***** Stored data *****

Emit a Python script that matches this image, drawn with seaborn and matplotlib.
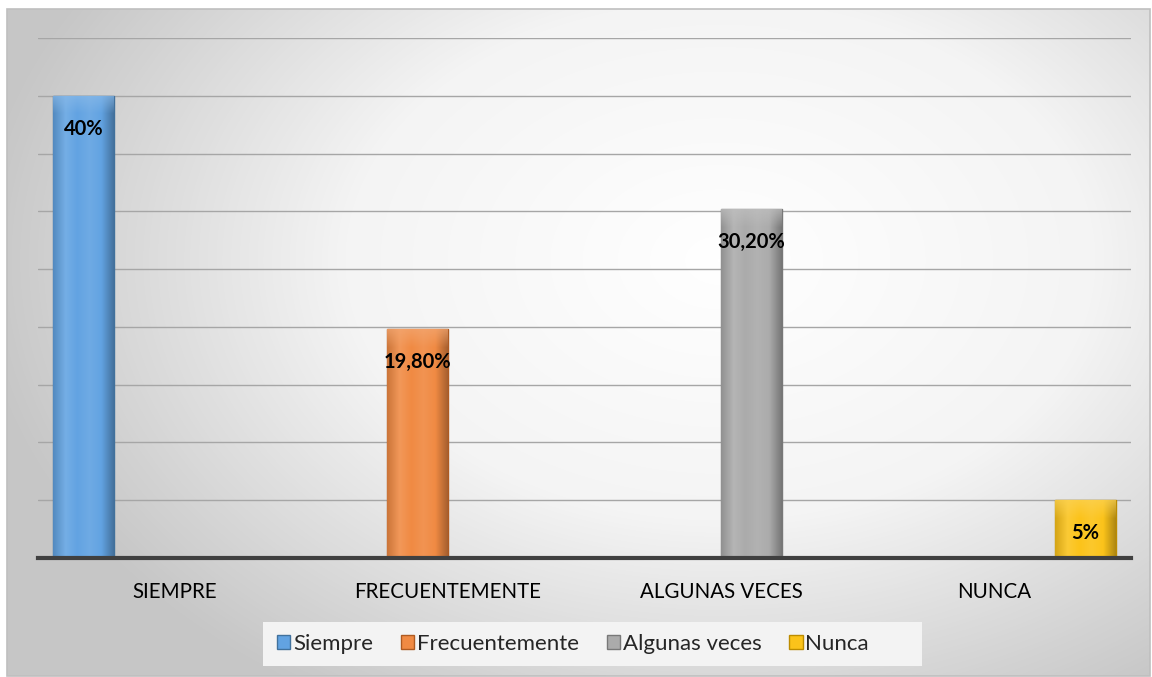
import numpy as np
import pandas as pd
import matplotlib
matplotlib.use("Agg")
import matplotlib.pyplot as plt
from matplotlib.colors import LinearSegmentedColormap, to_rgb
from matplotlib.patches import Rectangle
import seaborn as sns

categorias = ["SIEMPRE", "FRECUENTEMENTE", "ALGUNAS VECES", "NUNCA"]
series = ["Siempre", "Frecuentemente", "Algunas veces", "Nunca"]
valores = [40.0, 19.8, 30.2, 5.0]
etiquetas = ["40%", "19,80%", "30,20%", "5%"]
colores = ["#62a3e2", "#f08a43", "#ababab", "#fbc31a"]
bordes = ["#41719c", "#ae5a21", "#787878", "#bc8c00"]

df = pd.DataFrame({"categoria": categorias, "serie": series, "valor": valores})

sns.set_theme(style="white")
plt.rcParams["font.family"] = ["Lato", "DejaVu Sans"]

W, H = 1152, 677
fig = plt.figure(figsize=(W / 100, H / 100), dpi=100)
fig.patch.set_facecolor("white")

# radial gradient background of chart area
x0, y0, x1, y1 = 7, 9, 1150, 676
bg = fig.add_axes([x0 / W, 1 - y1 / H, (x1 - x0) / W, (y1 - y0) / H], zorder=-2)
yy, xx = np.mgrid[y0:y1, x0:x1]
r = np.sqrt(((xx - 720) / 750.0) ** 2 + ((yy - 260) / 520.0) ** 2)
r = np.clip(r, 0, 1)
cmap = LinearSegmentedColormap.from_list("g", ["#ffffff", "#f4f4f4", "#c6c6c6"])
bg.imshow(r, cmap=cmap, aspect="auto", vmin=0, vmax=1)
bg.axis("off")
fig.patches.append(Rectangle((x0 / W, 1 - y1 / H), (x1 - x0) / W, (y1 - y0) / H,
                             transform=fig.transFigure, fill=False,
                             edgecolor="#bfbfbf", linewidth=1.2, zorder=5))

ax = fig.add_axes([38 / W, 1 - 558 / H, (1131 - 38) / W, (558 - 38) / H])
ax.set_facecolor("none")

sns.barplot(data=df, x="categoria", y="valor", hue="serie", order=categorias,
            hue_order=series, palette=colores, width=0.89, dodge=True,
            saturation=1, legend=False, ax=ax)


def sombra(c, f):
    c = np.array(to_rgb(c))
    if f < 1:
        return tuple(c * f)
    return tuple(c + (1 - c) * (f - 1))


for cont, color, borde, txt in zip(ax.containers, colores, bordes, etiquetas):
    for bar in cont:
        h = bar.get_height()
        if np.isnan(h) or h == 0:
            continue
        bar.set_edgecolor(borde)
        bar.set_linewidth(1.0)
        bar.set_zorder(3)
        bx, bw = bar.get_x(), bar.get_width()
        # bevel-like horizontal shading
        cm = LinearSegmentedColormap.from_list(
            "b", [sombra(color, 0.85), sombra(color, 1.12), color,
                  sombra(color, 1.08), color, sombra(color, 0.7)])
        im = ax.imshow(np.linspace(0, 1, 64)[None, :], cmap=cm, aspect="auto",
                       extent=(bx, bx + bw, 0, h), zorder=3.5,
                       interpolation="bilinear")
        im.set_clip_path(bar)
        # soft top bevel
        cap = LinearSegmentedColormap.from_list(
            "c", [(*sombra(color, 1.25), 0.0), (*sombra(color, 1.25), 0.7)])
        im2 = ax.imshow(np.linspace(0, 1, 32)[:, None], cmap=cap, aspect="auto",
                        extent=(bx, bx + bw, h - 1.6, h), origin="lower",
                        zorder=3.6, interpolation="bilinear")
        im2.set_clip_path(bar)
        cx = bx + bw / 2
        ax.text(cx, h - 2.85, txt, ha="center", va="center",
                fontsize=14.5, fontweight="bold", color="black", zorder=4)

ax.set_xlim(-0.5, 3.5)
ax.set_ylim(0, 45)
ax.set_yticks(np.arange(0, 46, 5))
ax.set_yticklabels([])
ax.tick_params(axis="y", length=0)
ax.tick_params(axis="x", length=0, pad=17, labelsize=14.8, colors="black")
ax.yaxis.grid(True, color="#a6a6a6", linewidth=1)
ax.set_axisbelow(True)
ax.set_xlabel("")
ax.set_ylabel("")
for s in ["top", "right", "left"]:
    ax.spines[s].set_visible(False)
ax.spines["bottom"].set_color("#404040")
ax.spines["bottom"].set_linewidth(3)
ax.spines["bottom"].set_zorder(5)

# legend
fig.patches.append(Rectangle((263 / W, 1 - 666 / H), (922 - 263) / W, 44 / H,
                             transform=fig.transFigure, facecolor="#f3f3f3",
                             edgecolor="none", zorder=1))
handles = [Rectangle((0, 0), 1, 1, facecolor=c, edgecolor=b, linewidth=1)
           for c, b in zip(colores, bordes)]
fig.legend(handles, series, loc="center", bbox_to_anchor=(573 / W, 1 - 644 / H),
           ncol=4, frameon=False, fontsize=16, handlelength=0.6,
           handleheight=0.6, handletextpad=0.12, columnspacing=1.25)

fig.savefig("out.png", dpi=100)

*****

_Task_. Print out the lines exactly, skipping any picture.

_Exercise solution_.
Emit a Python script that matches this image, drawn with seaborn and matplotlib.
import numpy as np
import pandas as pd
import matplotlib
matplotlib.use("Agg")
import matplotlib.pyplot as plt
from matplotlib.colors import LinearSegmentedColormap, to_rgb
from matplotlib.patches import Rectangle
import seaborn as sns

categorias = ["SIEMPRE", "FRECUENTEMENTE", "ALGUNAS VECES", "NUNCA"]
series = ["Siempre", "Frecuentemente", "Algunas veces", "Nunca"]
valores = [40.0, 19.8, 30.2, 5.0]
etiquetas = ["40%", "19,80%", "30,20%", "5%"]
colores = ["#62a3e2", "#f08a43", "#ababab", "#fbc31a"]
bordes = ["#41719c", "#ae5a21", "#787878", "#bc8c00"]

df = pd.DataFrame({"categoria": categorias, "serie": series, "valor": valores})

sns.set_theme(style="white")
plt.rcParams["font.family"] = ["Lato", "DejaVu Sans"]

W, H = 1152, 677
fig = plt.figure(figsize=(W / 100, H / 100), dpi=100)
fig.patch.set_facecolor("white")

# radial gradient background of chart area
x0, y0, x1, y1 = 7, 9, 1150, 676
bg = fig.add_axes([x0 / W, 1 - y1 / H, (x1 - x0) / W, (y1 - y0) / H], zorder=-2)
yy, xx = np.mgrid[y0:y1, x0:x1]
r = np.sqrt(((xx - 720) / 750.0) ** 2 + ((yy - 260) / 520.0) ** 2)
r = np.clip(r, 0, 1)
cmap = LinearSegmentedColormap.from_list("g", ["#ffffff", "#f4f4f4", "#c6c6c6"])
bg.imshow(r, cmap=cmap, aspect="auto", vmin=0, vmax=1)
bg.axis("off")
fig.patches.append(Rectangle((x0 / W, 1 - y1 / H), (x1 - x0) / W, (y1 - y0) / H,
                             transform=fig.transFigure, fill=False,
                             edgecolor="#bfbfbf", linewidth=1.2, zorder=5))

ax = fig.add_axes([38 / W, 1 - 558 / H, (1131 - 38) / W, (558 - 38) / H])
ax.set_facecolor("none")

sns.barplot(data=df, x="categoria", y="valor", hue="serie", order=categorias,
            hue_order=series, palette=colores, width=0.89, dodge=True,
            saturation=1, legend=False, ax=ax)


def sombra(c, f):
    c = np.array(to_rgb(c))
    if f < 1:
        return tuple(c * f)
    return tuple(c + (1 - c) * (f - 1))


for cont, color, borde, txt in zip(ax.containers, colores, bordes, etiquetas):
    for bar in cont:
        h = bar.get_height()
        if np.isnan(h) or h == 0:
            continue
        bar.set_edgecolor(borde)
        bar.set_linewidth(1.0)
        bar.set_zorder(3)
        bx, bw = bar.get_x(), bar.get_width()
        # bevel-like horizontal shading
        cm = LinearSegmentedColormap.from_list(
            "b", [sombra(color, 0.85), sombra(color, 1.12), color,
                  sombra(color, 1.08), color, sombra(color, 0.7)])
        im = ax.imshow(np.linspace(0, 1, 64)[None, :], cmap=cm, aspect="auto",
                       extent=(bx, bx + bw, 0, h), zorder=3.5,
                       interpolation="bilinear")
        im.set_clip_path(bar)
        # soft top bevel
        cap = LinearSegmentedColormap.from_list(
            "c", [(*sombra(color, 1.25), 0.0), (*sombra(color, 1.25), 0.7)])
        im2 = ax.imshow(np.linspace(0, 1, 32)[:, None], cmap=cap, aspect="auto",
                        extent=(bx, bx + bw, h - 1.6, h), origin="lower",
                        zorder=3.6, interpolation="bilinear")
        im2.set_clip_path(bar)
        cx = bx + bw / 2
        ax.text(cx, h - 2.85, txt, ha="center", va="center",
                fontsize=14.5, fontweight="bold", color="black", zorder=4)

ax.set_xlim(-0.5, 3.5)
ax.set_ylim(0, 45)
ax.set_yticks(np.arange(0, 46, 5))
ax.set_yticklabels([])
ax.tick_params(axis="y", length=0)
ax.tick_params(axis="x", length=0, pad=17, labelsize=14.8, colors="black")
ax.yaxis.grid(True, color="#a6a6a6", linewidth=1)
ax.set_axisbelow(True)
ax.set_xlabel("")
ax.set_ylabel("")
for s in ["top", "right", "left"]:
    ax.spines[s].set_visible(False)
ax.spines["bottom"].set_color("#404040")
ax.spines["bottom"].set_linewidth(3)
ax.spines["bottom"].set_zorder(5)

# legend
fig.patches.append(Rectangle((263 / W, 1 - 666 / H), (922 - 263) / W, 44 / H,
                             transform=fig.transFigure, facecolor="#f3f3f3",
                             edgecolor="none", zorder=1))
handles = [Rectangle((0, 0), 1, 1, facecolor=c, edgecolor=b, linewidth=1)
           for c, b in zip(colores, bordes)]
fig.legend(handles, series, loc="center", bbox_to_anchor=(573 / W, 1 - 644 / H),
           ncol=4, frameon=False, fontsize=16, handlelength=0.6,
           handleheight=0.6, handletextpad=0.12, columnspacing=1.25)

fig.savefig("out.png", dpi=100)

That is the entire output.